▶ **DATA LINES**
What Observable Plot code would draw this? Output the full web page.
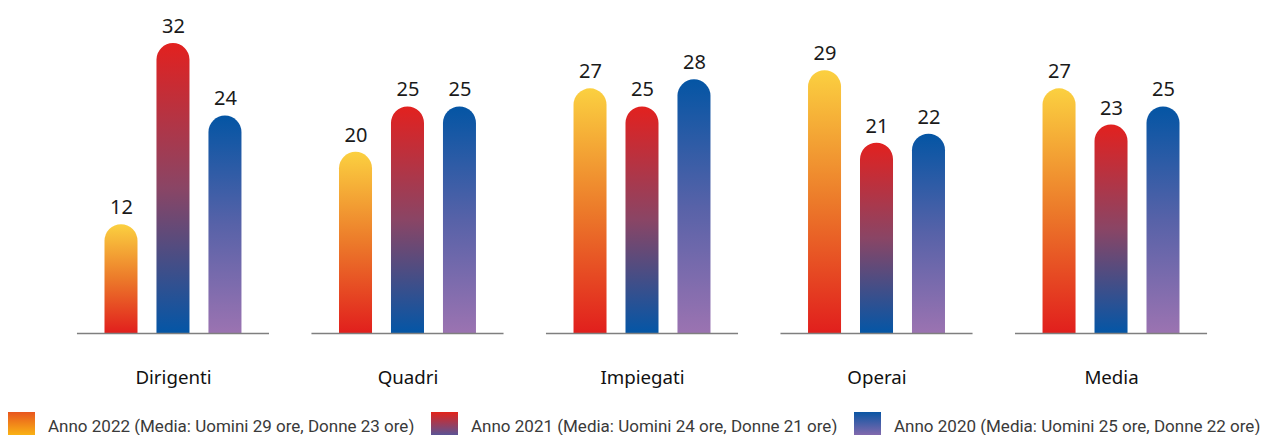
<!DOCTYPE html>
<html>
<head>
<meta charset="utf-8">
<script src="https://cdn.jsdelivr.net/npm/d3@7"></script>
<script src="https://cdn.jsdelivr.net/npm/@observablehq/plot@0.6"></script>
<style>
  html, body { margin: 0; padding: 0; background: #fff; }
  body { width: 1277px; height: 435px; overflow: hidden; font-family: Roboto, "Noto Sans", sans-serif; }
  #legend { display: flex; margin-top: 12px; padding-left: 8px; }
  .item { width: 432px; display: flex; align-items: flex-start; }
  .sw { width: 27px; height: 25px; flex: none; }
  .lab { margin-left: 13px; font-size: 17px; line-height: 25px; padding-top: 2px; color: #3a3a3a; white-space: nowrap; }
</style>
</head>
<body>
<div id="chart"></div>
<div id="legend"></div>
<script>
const categories = ["Dirigenti", "Quadri", "Impiegati", "Operai", "Media"];
const years = ["2022", "2021", "2020"];
const v2022 = [12, 20, 27, 29, 27];
const v2021 = [32, 25, 25, 21, 23];
const v2020 = [24, 25, 28, 22, 25];
const legendLabels = [
  "Anno 2022 (Media: Uomini 29 ore, Donne 23 ore)",
  "Anno 2021 (Media: Uomini 24 ore, Donne 21 ore)",
  "Anno 2020 (Media: Uomini 25 ore, Donne 22 ore)"
];
const gradStops = {
  "2022": ["#FBD040", "#EC7A2A", "#E11F1D"],
  "2021": ["#E2211F", "#8A4565", "#0456A6"],
  "2020": ["#0455A4", "#5762A8", "#9B73B1"]
};
const swatchStops = {
  "2022": ["#E8561E", "#FBBA14"],
  "2021": ["#E2231A", "#4F58A0"],
  "2020": ["#0A55A3", "#8C6BAE"]
};

const seriesValues = {"2022": v2022, "2021": v2021, "2020": v2020};
const data = [];
categories.forEach((c, i) => years.forEach(y => data.push({cat: c, year: y, value: seriesValues[y][i]})));

const barMarks = years.map(y => Plot.barY(data.filter(d => d.year === y), {
  fx: "cat", x: "year", y: "value", fill: `url(#grad${y})`, ry1: 16.5
}));

const svg = Plot.plot({
  width: 1277,
  height: 400,
  marginLeft: 34.5,
  marginRight: 27.5,
  marginTop: 10,
  marginBottom: 67,
  style: {fontFamily: "'Noto Sans', sans-serif", background: "#fff"},
  fx: {domain: categories, paddingInner: 0.181, paddingOuter: 0.181, round: false, label: null},
  x: {domain: years, paddingInner: 0.365, paddingOuter: 0.53, round: false, axis: null},
  y: {domain: [0, 35.65], axis: null},
  marks: [
    ...barMarks,
    Plot.ruleY([0], {stroke: "#7f7f7f", strokeWidth: 1.5}),
    Plot.text(data, {fx: "cat", x: "year", y: "value", text: d => String(d.value), dy: -17, fontSize: 20, fill: "#1a1a1a"}),
    Plot.axisFx({anchor: "bottom", tickSize: 0, tickPadding: 37, fontSize: 18.7, label: null, color: "#111"})
  ]
});

const defs = d3.select(svg).insert("defs", ":first-child");
years.forEach(y => {
  const g = defs.append("linearGradient").attr("id", "grad" + y)
    .attr("x1", 0).attr("y1", 0).attr("x2", 0).attr("y2", 1);
  const st = gradStops[y];
  st.forEach((c, i) => g.append("stop").attr("offset", i / (st.length - 1)).attr("stop-color", c));
});
document.getElementById("chart").appendChild(svg);

const legend = d3.select("#legend");
years.forEach((y, i) => {
  const it = legend.append("div").attr("class", "item");
  it.append("div").attr("class", "sw")
    .style("background", `linear-gradient(to bottom, ${swatchStops[y][0]}, ${swatchStops[y][1]})`);
  it.append("div").attr("class", "lab").text(legendLabels[i]);
});
</script>
</body>
</html>
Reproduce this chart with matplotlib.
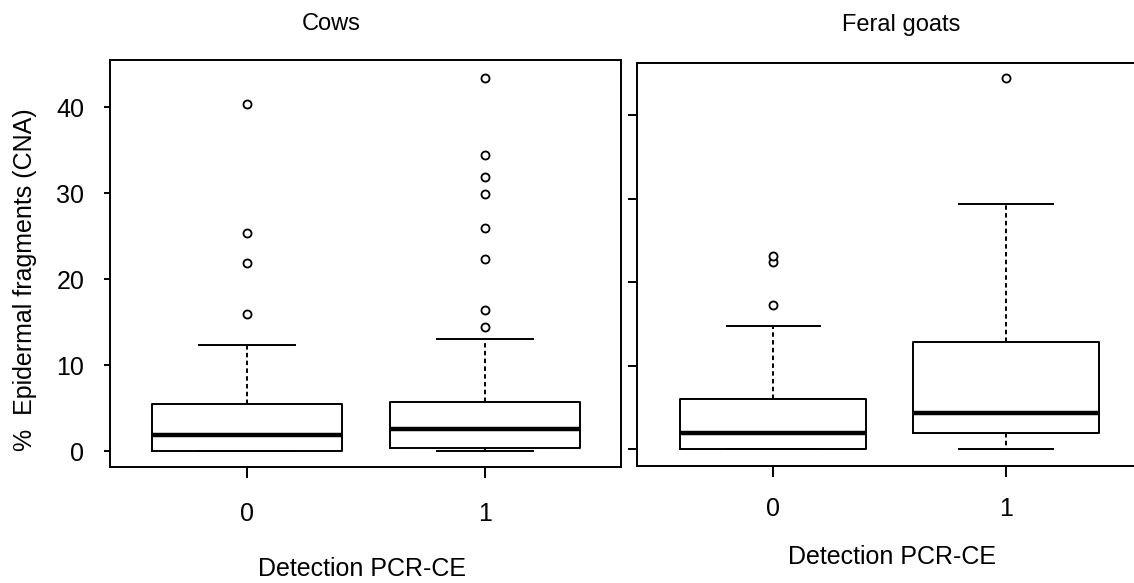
import matplotlib
matplotlib.use('Agg')
import matplotlib.pyplot as plt

plt.rcParams['font.family'] = ['Liberation Sans', 'DejaVu Sans']

W, H = 1134, 583

groups = ['0', '1']

# Cows: box stats per group
cows_q1 = [0.0, 0.3]
cows_med = [1.9, 2.6]
cows_q3 = [5.5, 5.7]
cows_whislo = [0.0, 0.0]
cows_whishi = [12.3, 13.0]
cows_fliers = [[16.0, 21.9, 25.4, 40.4],
               [14.4, 16.4, 22.4, 25.9, 29.9, 31.9, 34.4, 43.4]]

# Feral goats
goats_q1 = [0.0, 1.9]
goats_med = [1.9, 4.4]
goats_q3 = [6.0, 12.85]
goats_whislo = [0.0, 0.0]
goats_whishi = [14.8, 29.4]
goats_fliers = [[17.25, 22.4, 23.2], [44.5]]

yticks = [0, 10, 20, 30, 40]


def make_stats(q1, med, q3, lo, hi, fliers):
    stats = []
    for i in range(len(q1)):
        stats.append({'q1': q1[i], 'med': med[i], 'q3': q3[i],
                      'whislo': lo[i], 'whishi': hi[i], 'fliers': fliers[i]})
    return stats


def draw_panel(ax, stats):
    lw = 1.4
    ax.bxp(stats, positions=[1, 2], widths=0.8, capwidths=0.4,
           showfliers=True,
           boxprops=dict(color='black', linewidth=lw),
           medianprops=dict(color='black', linewidth=3.2, solid_capstyle='butt'),
           whiskerprops=dict(color='black', linewidth=lw, linestyle=(0, (2.3, 1.7))),
           capprops=dict(color='black', linewidth=lw),
           flierprops=dict(marker='o', markersize=5.8, markerfacecolor='white',
                           markeredgecolor='black', markeredgewidth=1.3))
    for s in ax.spines.values():
        s.set_linewidth(1.4)
        s.set_color('black')
    ax.set_xticks([1, 2])
    ax.set_xticklabels(groups)
    ax.set_yticks(yticks)
    ax.tick_params(axis='x', length=8, width=1.4, labelsize=18)
    ax.tick_params(axis='y', width=1.4, labelsize=18)


fig = plt.figure(figsize=(W / 100, H / 100), dpi=100)

# left panel: x 110..621 px, y 60..467 px
ax1 = fig.add_axes([110 / W, 1 - 467 / H, 511 / W, 407 / H])
draw_panel(ax1, make_stats(cows_q1, cows_med, cows_q3, cows_whislo, cows_whishi, cows_fliers))
ax1.set_xlim(0.424, 2.571)
ax1.set_ylim(-1.86, 45.5)
ax1.tick_params(axis='y', length=4.5, pad=14)
ax1.tick_params(axis='x', pad=17)

# right panel: x 637..1142 px (runs past the edge), y 63..466 px
ax2 = fig.add_axes([637.3 / W, 1 - 466 / H, 504.7 / W, 403.3 / H])
draw_panel(ax2, make_stats(goats_q1, goats_med, goats_q3, goats_whislo, goats_whishi, goats_fliers))
ax2.set_xlim(0.4155, 2.5845)
ax2.set_ylim(-2.0, 46.3)
ax2.tick_params(axis='y', length=6.5, labelleft=False)
ax2.tick_params(axis='x', pad=14)

fig.text(331 / W, 1 - 30 / H, 'Cows', ha='center', va='baseline', fontsize=17)
fig.text(901 / W, 1 - 31 / H, 'Feral goats', ha='center', va='baseline', fontsize=17)
fig.text(362.5 / W, 1 - 576 / H, 'Detection PCR-CE', ha='center', va='baseline', fontsize=18)
fig.text(892 / W, 1 - 564 / H, 'Detection PCR-CE', ha='center', va='baseline', fontsize=18)
fig.text(25 / W, 1 - 280 / H, '%  Epidermal fragments (CNA)', ha='center', va='center',
         rotation=90, fontsize=18)

fig.savefig('out.png', dpi=100, facecolor='white')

▶ **TASK TO CARRY OUT**
Omit the pictures and output all of the other material exactly.

▶ **REPLY**
What Observable Plot code would draw this? Output the full web page.
<!DOCTYPE html>
<html>
<head>
<meta charset="utf-8">
<script src="https://cdn.jsdelivr.net/npm/d3@7"></script>
<script src="https://cdn.jsdelivr.net/npm/@observablehq/plot@0.6"></script>
<style>
  html, body { margin: 0; padding: 0; background: #fff; }
  body { width: 1277px; height: 435px; overflow: hidden; font-family: Roboto, "Noto Sans", sans-serif; }
  #legend { display: flex; margin-top: 12px; padding-left: 8px; }
  .item { width: 432px; display: flex; align-items: flex-start; }
  .sw { width: 27px; height: 25px; flex: none; }
  .lab { margin-left: 13px; font-size: 17px; line-height: 25px; padding-top: 2px; color: #3a3a3a; white-space: nowrap; }
</style>
</head>
<body>
<div id="chart"></div>
<div id="legend"></div>
<script>
const categories = ["Dirigenti", "Quadri", "Impiegati", "Operai", "Media"];
const years = ["2022", "2021", "2020"];
const v2022 = [12, 20, 27, 29, 27];
const v2021 = [32, 25, 25, 21, 23];
const v2020 = [24, 25, 28, 22, 25];
const legendLabels = [
  "Anno 2022 (Media: Uomini 29 ore, Donne 23 ore)",
  "Anno 2021 (Media: Uomini 24 ore, Donne 21 ore)",
  "Anno 2020 (Media: Uomini 25 ore, Donne 22 ore)"
];
const gradStops = {
  "2022": ["#FBD040", "#EC7A2A", "#E11F1D"],
  "2021": ["#E2211F", "#8A4565", "#0456A6"],
  "2020": ["#0455A4", "#5762A8", "#9B73B1"]
};
const swatchStops = {
  "2022": ["#E8561E", "#FBBA14"],
  "2021": ["#E2231A", "#4F58A0"],
  "2020": ["#0A55A3", "#8C6BAE"]
};

const seriesValues = {"2022": v2022, "2021": v2021, "2020": v2020};
const data = [];
categories.forEach((c, i) => years.forEach(y => data.push({cat: c, year: y, value: seriesValues[y][i]})));

const barMarks = years.map(y => Plot.barY(data.filter(d => d.year === y), {
  fx: "cat", x: "year", y: "value", fill: `url(#grad${y})`, ry1: 16.5
}));

const svg = Plot.plot({
  width: 1277,
  height: 400,
  marginLeft: 34.5,
  marginRight: 27.5,
  marginTop: 10,
  marginBottom: 67,
  style: {fontFamily: "'Noto Sans', sans-serif", background: "#fff"},
  fx: {domain: categories, paddingInner: 0.181, paddingOuter: 0.181, round: false, label: null},
  x: {domain: years, paddingInner: 0.365, paddingOuter: 0.53, round: false, axis: null},
  y: {domain: [0, 35.65], axis: null},
  marks: [
    ...barMarks,
    Plot.ruleY([0], {stroke: "#7f7f7f", strokeWidth: 1.5}),
    Plot.text(data, {fx: "cat", x: "year", y: "value", text: d => String(d.value), dy: -17, fontSize: 20, fill: "#1a1a1a"}),
    Plot.axisFx({anchor: "bottom", tickSize: 0, tickPadding: 37, fontSize: 18.7, label: null, color: "#111"})
  ]
});

const defs = d3.select(svg).insert("defs", ":first-child");
years.forEach(y => {
  const g = defs.append("linearGradient").attr("id", "grad" + y)
    .attr("x1", 0).attr("y1", 0).attr("x2", 0).attr("y2", 1);
  const st = gradStops[y];
  st.forEach((c, i) => g.append("stop").attr("offset", i / (st.length - 1)).attr("stop-color", c));
});
document.getElementById("chart").appendChild(svg);

const legend = d3.select("#legend");
years.forEach((y, i) => {
  const it = legend.append("div").attr("class", "item");
  it.append("div").attr("class", "sw")
    .style("background", `linear-gradient(to bottom, ${swatchStops[y][0]}, ${swatchStops[y][1]})`);
  it.append("div").attr("class", "lab").text(legendLabels[i]);
});
</script>
</body>
</html>
Reproduce this chart with matplotlib.
import matplotlib
matplotlib.use('Agg')
import matplotlib.pyplot as plt

plt.rcParams['font.family'] = ['Liberation Sans', 'DejaVu Sans']

W, H = 1134, 583

groups = ['0', '1']

# Cows: box stats per group
cows_q1 = [0.0, 0.3]
cows_med = [1.9, 2.6]
cows_q3 = [5.5, 5.7]
cows_whislo = [0.0, 0.0]
cows_whishi = [12.3, 13.0]
cows_fliers = [[16.0, 21.9, 25.4, 40.4],
               [14.4, 16.4, 22.4, 25.9, 29.9, 31.9, 34.4, 43.4]]

# Feral goats
goats_q1 = [0.0, 1.9]
goats_med = [1.9, 4.4]
goats_q3 = [6.0, 12.85]
goats_whislo = [0.0, 0.0]
goats_whishi = [14.8, 29.4]
goats_fliers = [[17.25, 22.4, 23.2], [44.5]]

yticks = [0, 10, 20, 30, 40]


def make_stats(q1, med, q3, lo, hi, fliers):
    stats = []
    for i in range(len(q1)):
        stats.append({'q1': q1[i], 'med': med[i], 'q3': q3[i],
                      'whislo': lo[i], 'whishi': hi[i], 'fliers': fliers[i]})
    return stats


def draw_panel(ax, stats):
    lw = 1.4
    ax.bxp(stats, positions=[1, 2], widths=0.8, capwidths=0.4,
           showfliers=True,
           boxprops=dict(color='black', linewidth=lw),
           medianprops=dict(color='black', linewidth=3.2, solid_capstyle='butt'),
           whiskerprops=dict(color='black', linewidth=lw, linestyle=(0, (2.3, 1.7))),
           capprops=dict(color='black', linewidth=lw),
           flierprops=dict(marker='o', markersize=5.8, markerfacecolor='white',
                           markeredgecolor='black', markeredgewidth=1.3))
    for s in ax.spines.values():
        s.set_linewidth(1.4)
        s.set_color('black')
    ax.set_xticks([1, 2])
    ax.set_xticklabels(groups)
    ax.set_yticks(yticks)
    ax.tick_params(axis='x', length=8, width=1.4, labelsize=18)
    ax.tick_params(axis='y', width=1.4, labelsize=18)


fig = plt.figure(figsize=(W / 100, H / 100), dpi=100)

# left panel: x 110..621 px, y 60..467 px
ax1 = fig.add_axes([110 / W, 1 - 467 / H, 511 / W, 407 / H])
draw_panel(ax1, make_stats(cows_q1, cows_med, cows_q3, cows_whislo, cows_whishi, cows_fliers))
ax1.set_xlim(0.424, 2.571)
ax1.set_ylim(-1.86, 45.5)
ax1.tick_params(axis='y', length=4.5, pad=14)
ax1.tick_params(axis='x', pad=17)

# right panel: x 637..1142 px (runs past the edge), y 63..466 px
ax2 = fig.add_axes([637.3 / W, 1 - 466 / H, 504.7 / W, 403.3 / H])
draw_panel(ax2, make_stats(goats_q1, goats_med, goats_q3, goats_whislo, goats_whishi, goats_fliers))
ax2.set_xlim(0.4155, 2.5845)
ax2.set_ylim(-2.0, 46.3)
ax2.tick_params(axis='y', length=6.5, labelleft=False)
ax2.tick_params(axis='x', pad=14)

fig.text(331 / W, 1 - 30 / H, 'Cows', ha='center', va='baseline', fontsize=17)
fig.text(901 / W, 1 - 31 / H, 'Feral goats', ha='center', va='baseline', fontsize=17)
fig.text(362.5 / W, 1 - 576 / H, 'Detection PCR-CE', ha='center', va='baseline', fontsize=18)
fig.text(892 / W, 1 - 564 / H, 'Detection PCR-CE', ha='center', va='baseline', fontsize=18)
fig.text(25 / W, 1 - 280 / H, '%  Epidermal fragments (CNA)', ha='center', va='center',
         rotation=90, fontsize=18)

fig.savefig('out.png', dpi=100, facecolor='white')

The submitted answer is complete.